Menteri Energi dan Sumber Daya Mineral (ESDM) Bahlil Lahadalia saat ini tengah mengejar komitmen pendanaan murah dari Asian Development Bank (ADB) terkait dengan program pensiun dini PLTU Cirebon-1.
Bahlil telah menandatangani Peraturan Menteri (Permen) ESDM Nomor 10 Tahun 2025 tentang Peta Jalan (Road Map) Transisi Energi Sektor Ketenagalistrikan yang belakangan menjadi salah satu syarat pinjaman dari ADB.
"Peraturan Menteri kita sudah tandatangani sebagai bagian dari syarat untuk mendapatkan pinjaman dari Asian Development Bank. Nah kita sudah berhitung secara ekonomi jadi batu bara diganti dengan energi terbarukan," kata Bahlil di Gedung Kementerian ESDM, Senin (21/4/2025)
Meski tidak memerinci perihal waktu pelaksanaan pensiun dini PLTU Cirebon-1, namun PLTU berkapasitas 660 megawatt (MW) ini sebelumnya direncanakan akan berhenti beroperasi pada 2035 atau lebih cepat 7 tahun dari masa akhir kontrak pada 2042.
"[Hal] yang lainnya kita membuat road map-nya. Kalau ada uangnya kita pensiunkan, kalau enggak ada uangnya jangan," ungkap Bahlil.
Pembangkit batu bara ini dioperasikan oleh PT Cirebon Electric Power (CEP), usaha patungan antara Marubeni Corporation, Indika Energy, Korean Midland Power (KOMIPO), dan Samtan Corporation.
PLTU yang persisnya berlokasi di Kanci, Kabupaten Cirebon, Jawa Barat itu telah beroperasi sejak Juli 2012. CEP juga punya proyek pengembangan unit baru dengan daya setrum 1x1.000 MW dengan teknologi yang lebih efisien, ultrasupercritical.
“Kalau ada uang yang murah, ada dana yang murah, teknologi yang murah, kita akan cepat [pensiun dini]. Akan tetapi, kalau teknologinya mahal, uangnya lambat, nanti kita pikir-pikir lagi,” kata Bahlil.
Rencana transaksi proyek penghentian dini PLTU Cirebon-1 itu bakal menggunakan skema Energy Mechanism Transition (ETM). Transaksi ini digawangi oleh ADB bekerja sama dengan pemerintah, investor swasta, hingga filantropis.
Penghentian dini diperkirakan membutuhkan dana US$300 juta atau setara Rp4,6 triliun.
Hingga saat ini, belum diketahui secara pasti total dana yang dibutuhkan. Namun, dokumen comprehensif investment and policy plan (CIPP) program Just Energy Transition Partnership (JETP) memperkirakan dana pensiun dini PLU Cirebon-1 mencapai US$ 300 juta atau setara Rp4,6 triliun.

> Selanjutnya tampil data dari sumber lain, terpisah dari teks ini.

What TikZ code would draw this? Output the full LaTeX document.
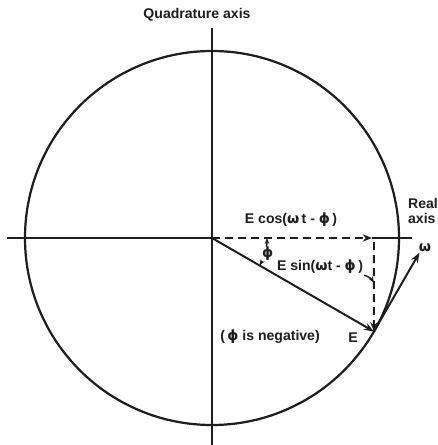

Peresmian pensiun dini PLTU ini ditandai setelah adanya perjanjian kerangka kerja tidak mengikat oleh operator pembangkit PT Cirebon Electric Power (CEP), PT Perusahaan Listrik Negara (PLN) dan Otoritas Investasi Indonesia (INA) di sela KTT COP28, Dubai, Uni Emirat Arab (UEA) pada Minggu (3/12/2023).